Confess, Apologize, Ask Forgiveness–What’s the Difference?

Over the years, after coming clean with my wife and working with other men who want to make a change in their marriages by dealing with hidden sin and its consequences, I have found time and again that folks don’t know the difference between asking forgiveness and apologizing, or just telling a story and confessing sin. I think it is extremely important to use the right words and phrasing when working on reconciliation with someone you have sinned against. Using specific words and asking specific things transforms your thinking, and very much indicates whether or not you are taking Personal Responsibility for your sin.

As an example, I could go to my wife, take her hand, look her in the eyes and say, “Honey, I need to tell you…yesterday I went to a pornographic website and watched movies for a couple of hours.” It is surprising how many men think that qualifies as a confession, and they expect to hear, “I forgive you,” as a response. On the contrary–I did not even confess to my wife, much less ask her to forgive me! I just gave her a recital of facts.

I look at 1 John 1:9 and the word used for “confess” is ὁμολογῶμεν. The definition/connotation of that Greek term, per Strong’s, is “to say the same thing as another, i.e. to agree with, assent”. It means you agree with God or others regarding what you have done. That goes way beyond just stating what was done. A confession would be, “Honey, I know it was wrong, but yesterday I downloaded and watched a pornographic movie. I betrayed your trust and sinned against you.”  That states what was done and agrees that it was a sin. 

It does not apologize or ask forgiveness for what was done, so it should not expect an “I forgive you” as a response (even though God says he is faithful and just to forgive our sins if we confess them to him). 

Speaking of an apology, what is the difference between apologizing and asking forgiveness?

An apology is saying you’re sorry, such as saying, “I’m so sorry!” Or “My apologies!” when you accidentally run into someone while walking through the store. It is not tied to sin, since an apology does not express having committed one. “Sorry” is an even more dangerous term when dealing with sin because too often it means “I wish I hadn’t done that; I don’t like the backlash.” Sometimes it just means, “I’m sorry I got caught. I’ll be more careful next time.”

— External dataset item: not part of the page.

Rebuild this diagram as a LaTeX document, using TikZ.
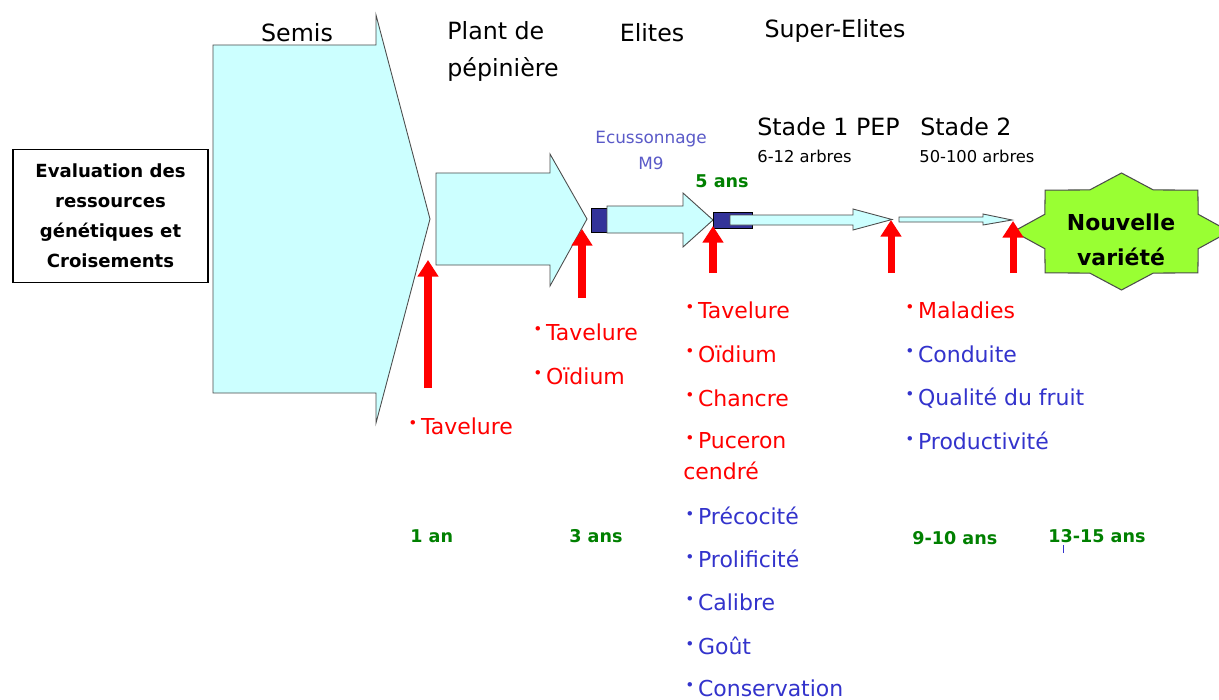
\documentclass[tikz,border=0pt]{standalone}
\usepackage{fontspec}
\setmainfont{DejaVu Sans}
\usetikzlibrary{arrows.meta}

\definecolor{pale}{RGB}{204,255,255}
\definecolor{navy}{RGB}{51,51,153}
\definecolor{itemblue}{RGB}{51,51,204}
\definecolor{ecublue}{RGB}{90,90,200}
\definecolor{agegreen}{RGB}{0,128,0}
\definecolor{lime}{RGB}{153,255,51}

\newcommand{\bul}{\raisebox{.45ex}{\scalebox{.7}{•}}\,}

\begin{document}
\begin{tikzpicture}[x=0.02cm, y=-0.02cm,
	flow_arrow/.style={fill=pale, draw=black!70, line width=0.5pt},
	stub/.style={fill=navy, draw=black, line width=0.5pt},
	red_up/.style={red, line width=4pt, -{Triangle[length=9.5pt, width=11.5pt]}},
	title_node/.style={inner sep=0pt, font=\fontsize{13.5}{21}\selectfont},
	small_node/.style={inner sep=0pt, font=\fontsize{9.3}{12}\selectfont},
	red_item/.style={inner sep=0pt, anchor=west, red, font=\fontsize{12.5}{17}\selectfont},
	blue_item/.style={red_item, itemblue},
	age_node/.style={inner sep=0pt, anchor=west, agegreen, font=\bfseries\fontsize{10}{12}\selectfont}]
	\useasboundingbox[fill=white] (0,0) rectangle (1219,699);

	\node[draw, line width=0.6pt, minimum width=111pt, minimum height=76pt, align=center, font=\bfseries\fontsize{10.3}{17}\selectfont](eval) at (110.5,216){Evaluation des\\ressources\\génétiques et\\Croisements};

	\draw[flow_arrow] (213,45) -- (376,45) -- (376,15) -- (430,219) -- (376,423) -- (376,393) -- (213,393) -- cycle;
	\draw[flow_arrow] (436,173) -- (550,173) -- (550,154) -- (587,219) -- (550,286) -- (550,265) -- (436,265) -- cycle;
	\draw[stub] (591,208) rectangle (607,232);
	\draw[flow_arrow] (607,206) -- (683,206) -- (683,193) -- (713,220) -- (683,247) -- (683,233) -- (607,233) -- cycle;
	\draw[stub] (713,212) rectangle (752,228);
	\draw[flow_arrow] (730,215) -- (853,215) -- (853,209) -- (892,219.5) -- (853,230) -- (853,225) -- (730,225) -- cycle;
	\draw[flow_arrow] (899,217) -- (983,217) -- (983,214) -- (1012,220) -- (983,225) -- (983,222) -- (899,222) -- cycle;

	\draw[fill=lime, draw=black!70, line width=0.6pt, shift={(1121.5,231.5)}] (0:108 and 58.5)
		\foreach \a in {0,45,...,315} { -- (\a+22.5:83 and 45) -- (\a+45:108 and 58.5)} -- cycle;
	\node[align=center, font=\bfseries\fontsize{12.5}{20}\selectfont](nouvelle) at (1121,240){Nouvelle\\variété};

	\coordinate (b1) at (428,388);
	\coordinate (t1) at (428,260);
	\coordinate (b2) at (582,298);
	\coordinate (t2) at (582,229);
	\coordinate (b3) at (713,273);
	\coordinate (t3) at (713,226);
	\coordinate (b4) at (891,273);
	\coordinate (t4) at (891,220);
	\coordinate (b5) at (1013,273);
	\coordinate (t5) at (1013,221);
	\foreach \i in {1,...,5}
		\draw[red_up] (b\i) -- (t\i);

	\node[title_node](semis) at (297,33){Semis};
	\node[title_node, anchor=west, align=left](plant) at (447,51.5){Plant de\\pépinière};
	\node[title_node](elites) at (652,33){Elites};
	\node[title_node](super) at (835,31){Super-Elites};
	\node[inner sep=0pt, align=center, ecublue, font=\fontsize{9.6}{15.3}\selectfont](ecu) at (651,150.5){Ecussonnage\\M9};
	\node[age_node, anchor=center](cinq) at (722,181){5 ans};
	\node[title_node, anchor=west](stade1) at (757,127){Stade 1 PEP};
	\node[small_node, anchor=west](arbres1) at (757,156){6-12 arbres};
	\node[title_node, anchor=west](stade2) at (920,127){Stade 2};
	\node[small_node, anchor=west](arbres2) at (919,156){50-100 arbres};

	\node[red_item](tav1) at (408,426){\bul Tavelure};
	\node[red_item](tav2) at (533,332){\bul Tavelure};
	\node[red_item](oid2) at (533,376){\bul Oïdium};

	\node[red_item](tav3) at (685,310){\bul Tavelure};
	\node[red_item](oid3) at (685,354){\bul Oïdium};
	\node[red_item](chancre) at (685,398){\bul Chancre};
	\node[red_item](puceron) at (685,441){\bul Puceron};
	\node[red_item](cendre) at (683,471){cendré};
	\node[blue_item](precocite) at (685,516){\bul Précocité};
	\node[blue_item](prolificite) at (685,559){\bul Prolificité};
	\node[blue_item](calibre) at (685,602){\bul Calibre};
	\node[blue_item](gout) at (685,646){\bul Goût};
	\node[blue_item](conservation) at (685,688){\bul Conservation};

	\node[red_item](maladies) at (905,310){\bul Maladies};
	\node[blue_item](conduite) at (905,354){\bul Conduite};
	\node[blue_item](qualite) at (905,398){\bul Qualité du fruit};
	\node[blue_item](productivite) at (905,441){\bul Productivité};

	\node[age_node](an1) at (410,536){1 an};
	\node[age_node](an3) at (569,536){3 ans};
	\node[age_node](an9) at (912,538){9-10 ans};
	\node[age_node](an13) at (1048,536){13-15 ans};
	\draw[itemblue, line width=0.5pt] (an13.south west) ++(15,2) coordinate (tick) -- ++(0,8);
\end{tikzpicture}
\end{document}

Asking forgiveness combines confession and asking someone to forgive you for sinning against them. For example, “I downloaded a porn movie and watched it yesterday. I know it was very wrong of me to do so. I sinned against you, and betrayed your trust by committing adultery against you. Will you please forgive me?”

Can you see the difference?

So why is the correct language important?

Being intentional in thought, language, action–everything– is a huge part of breaking free from bondage to sin. 

And repairing broken relationships. 

And building trust. 

And brokenness.

Using specific, intentional language requires that you think about what you say, which over time helps to renew your mind. It is a big part of taking Personal Responsibility for your sin, acknowledging that you have hurt others and damaged relationships by your actions. Over time, when you are tempted to sin you will recall what you are going to have to say to those whom you sin against, and it will change your behavior.

There is more to the conversation. After confessing and asking forgiveness, you need to ask, “Is there anything else you need to hear me say?” Then, once you have gone through everything that needs to be said, ask, “How does my sin make you feel?” That will lead to another round of confessions and asking forgiveness. Keep cycling through until everything has been discussed and worked through. It takes time, but the resulting reconciliation and change in the way you think is well worth it!